On Oct. 10, one day before a contempt hearing before Kanawha County Circuit Judge Duke Bloom, Payday Financial owner Martin A. Webb signed an agreement with the attorney general's office in which he will pay back $135,000 to 120 West Virginians and never do business in the state again.
Webb also agreed to pay a $5,000 penalty to the attorney general, which McGraw said will go toward "general consumer protection and other educational purposes," according to a press release issued Wednesday afternoon.
McGraw's office has been targeting the payday lender, which also does business under the name Lakota Cash, since 2005. State investigators have found that company was charging customers interest rates as high as 780 percent. State laws cap the maximum interest rate lenders can charge at 18 percent.

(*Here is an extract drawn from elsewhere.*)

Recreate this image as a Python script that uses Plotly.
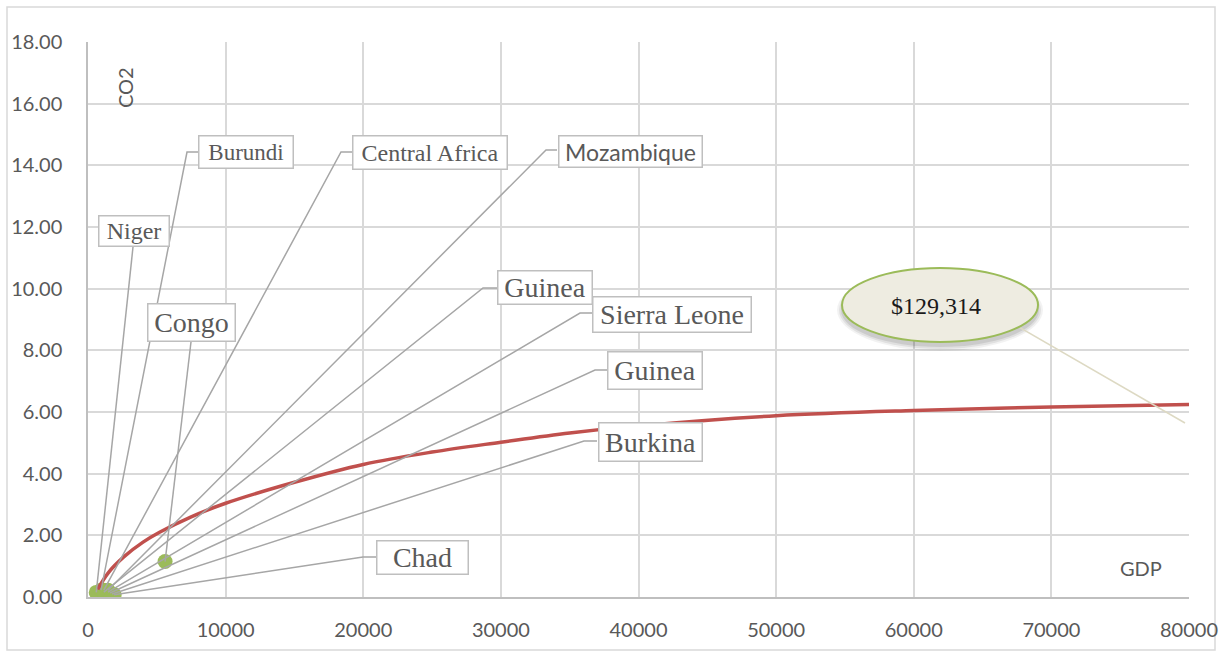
import plotly.graph_objects as go

# ---------------- data ----------------
countries = ["Niger", "Burundi", "Central Africa", "Mozambique", "Guinea",
             "Sierra Leone", "Guinea", "Burkina", "Chad", "Congo"]
gdp = [600, 950, 1150, 1450, 1150, 1450, 1600, 1750, 1900, 5600]
co2 = [0.15, 0.22, 0.22, 0.22, 0.16, 0.16, 0.13, 0.10, 0.07, 1.15]

trend_x = [700, 1500, 2600, 4000, 5200, 7500, 10000, 15000, 20000, 25000,
           30000, 35000, 40000, 50000, 60000, 70000, 80000]
trend_y = [0.25, 0.80, 1.30, 1.78, 2.10, 2.60, 3.04, 3.72, 4.30, 4.70,
           5.02, 5.32, 5.55, 5.88, 6.05, 6.16, 6.24]

callout_text = "$129,314"
x_ticks = [0, 10000, 20000, 30000, 40000, 50000, 60000, 70000, 80000]
y_ticks = [0, 2, 4, 6, 8, 10, 12, 14, 16, 18]

# ---------------- layout helpers (pixel -> data) ----------------
L, R, T, B = 88, 1189, 42, 597
W, H = 1221, 652

def xd(px):
    return (px - L) / (R - L) * 80000

def yd(py):
    return (B - py) / (B - T) * 18

label_style = [
    dict(cx=134, cy=231, w=72, h=32, fs=24, fam="Liberation Serif", lead=[(133, 247)]),
    dict(cx=246, cy=152, w=96, h=34, fs=23, fam="Liberation Serif", lead=[(198, 152), (187, 152)]),
    dict(cx=430, cy=152, w=156, h=35, fs=24, fam="Liberation Serif", lead=[(352, 152), (341, 152)]),
    dict(cx=630, cy=151, w=145, h=33, fs=23, fam="Lato", lead=[(557, 150), (546, 150)]),
    dict(cx=545, cy=287, w=96, h=35, fs=28, fam="Liberation Serif", lead=[(497, 288), (483, 288)]),
    dict(cx=672, cy=314, w=160, h=37, fs=28, fam="Liberation Serif", lead=[(592, 313), (580, 313)]),
    dict(cx=655, cy=370, w=96, h=39, fs=28, fam="Liberation Serif", lead=[(607, 370), (595, 370)]),
    dict(cx=650, cy=442, w=105, h=40, fs=28, fam="Liberation Serif", lead=[(597, 441), (584, 441)]),
    dict(cx=422, cy=557, w=93, h=35, fs=28, fam="Liberation Serif", lead=[(376, 557), (363, 557)]),
    dict(cx=191, cy=322, w=89, h=39, fs=28, fam="Liberation Serif", lead=[(191, 342)]),
]

fig = go.Figure()

fig.add_trace(go.Scatter(
    x=gdp, y=co2, mode="markers",
    marker=dict(color="#9BBB59", size=15),
    hoverinfo="skip", showlegend=False))

fig.add_trace(go.Scatter(
    x=trend_x, y=trend_y, mode="lines", line_shape="spline",
    line=dict(color="#C0504D", width=3.5),
    hoverinfo="skip", showlegend=False))

shapes = []
annotations = []
for name, gx, gy, st in zip(countries, gdp, co2, label_style):
    pts = [(xd(px), yd(py)) for px, py in st["lead"]] + [(gx, gy)]
    path = "M " + " L ".join(f"{a},{b}" for a, b in pts)
    shapes.append(dict(type="path", xref="x", yref="y", path=path,
                       line=dict(color="#A6A6A6", width=1.5), layer="above"))
    annotations.append(dict(
        x=xd(st["cx"]), y=yd(st["cy"]), xref="x", yref="y",
        text=name, showarrow=False, xanchor="center", yanchor="middle",
        width=st["w"] - 3, height=st["h"] - 3, borderpad=0,
        bordercolor="#BFBFBF", borderwidth=1.5, bgcolor="white",
        font=dict(family=st["fam"], size=st["fs"], color="#595959")))

# callout ellipse with soft shadow
ex0, ex1, ey0, ey1 = 842, 1038, 342, 268
for i, op in enumerate([0.05, 0.07, 0.09]):
    d = 7 - 2 * i
    shapes.append(dict(type="circle", xref="x", yref="y",
                       x0=xd(ex0 - d + 2), x1=xd(ex1 + d - 2),
                       y0=yd(ey0 + d + 2), y1=yd(ey1 - d + 8),
                       fillcolor=f"rgba(0,0,0,{op})", line=dict(width=0), layer="above"))
shapes.append(dict(type="path", xref="x", yref="y",
                   path=f"M {xd(1010)},{yd(322)} L {xd(1185)},{yd(423)}",
                   line=dict(color="#DDD9C3", width=1.5), layer="above"))
shapes.append(dict(type="circle", xref="x", yref="y",
                   x0=xd(ex0), x1=xd(ex1), y0=yd(ey0), y1=yd(ey1),
                   fillcolor="#EEECE1", line=dict(color="#9BBB59", width=2), layer="above"))
annotations.append(dict(x=xd(936), y=yd(306), xref="x", yref="y",
                        text=callout_text, showarrow=False,
                        font=dict(family="Liberation Serif", size=24, color="#1a1a1a")))

# axis titles inside plot
annotations.append(dict(x=(125 - L) / (R - L), y=(B - 88) / (B - T), xref="paper", yref="paper",
                        xanchor="center", yanchor="middle",
                        text="CO2", textangle=-90, showarrow=False,
                        font=dict(family="Lato", size=20, color="#595959")))
annotations.append(dict(x=(1141 - L) / (R - L), y=(B - 568) / (B - T), xref="paper", yref="paper",
                        xanchor="center", yanchor="middle",
                        text="GDP", showarrow=False,
                        font=dict(family="Lato", size=20, color="#595959")))

# outer chart border
shapes.append(dict(type="rect", xref="paper", yref="paper",
                   x0=(7 - L) / (R - L), x1=(1215 - L) / (R - L),
                   y0=(B - 650) / (B - T), y1=(B - 7) / (B - T),
                   line=dict(color="#D9D9D9", width=1.5), fillcolor="rgba(0,0,0,0)", layer="below"))

fig.update_layout(
    width=W, height=H,
    margin=dict(l=L, r=W - R, t=T, b=H - B),
    paper_bgcolor="white", plot_bgcolor="white",
    shapes=shapes, annotations=annotations, showlegend=False,
    xaxis=dict(range=[0, 80000], tickvals=x_ticks, ticktext=[str(v) for v in x_ticks],
               showgrid=True, gridcolor="#D9D9D9", gridwidth=1.5, automargin=False,
               showline=True, linecolor="#BFBFBF", linewidth=1.5, zeroline=False,
               ticks="", ticklabelstandoff=14,
               tickfont=dict(family="Lato", size=20, color="#595959")),
    yaxis=dict(range=[0, 18], tickvals=y_ticks, ticktext=[f"{v:.2f}" for v in y_ticks],
               showgrid=True, gridcolor="#D9D9D9", gridwidth=1.5, automargin=False,
               showline=True, linecolor="#BFBFBF", linewidth=1.5, zeroline=False,
               ticks="", ticklabelstandoff=20,
               tickfont=dict(family="Lato", size=20, color="#595959")),
)

fig.write_html("out.html", config={"displayModeBar": False},
               post_script="document.body.style.margin='0px';document.body.style.overflow='hidden';")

Webb, a member of the Cheyenne River Sioux Tribe, was accused of using his tribal status as a loophole to circumvent state lending laws. The U.S. government considers Native American tribes sovereign entities, meaning that they generally can't be sued.
Last year, Bloom found that Webb's company was organized under the laws of South Dakota and not a tribal entity. Webb could not prove that Lakota Cash operated for the profit of his Sioux tribe, as opposed to his own individual profit, the judge found.
Based on his findings, Bloom ordered Webb to comply with the AG's investigative subpoena.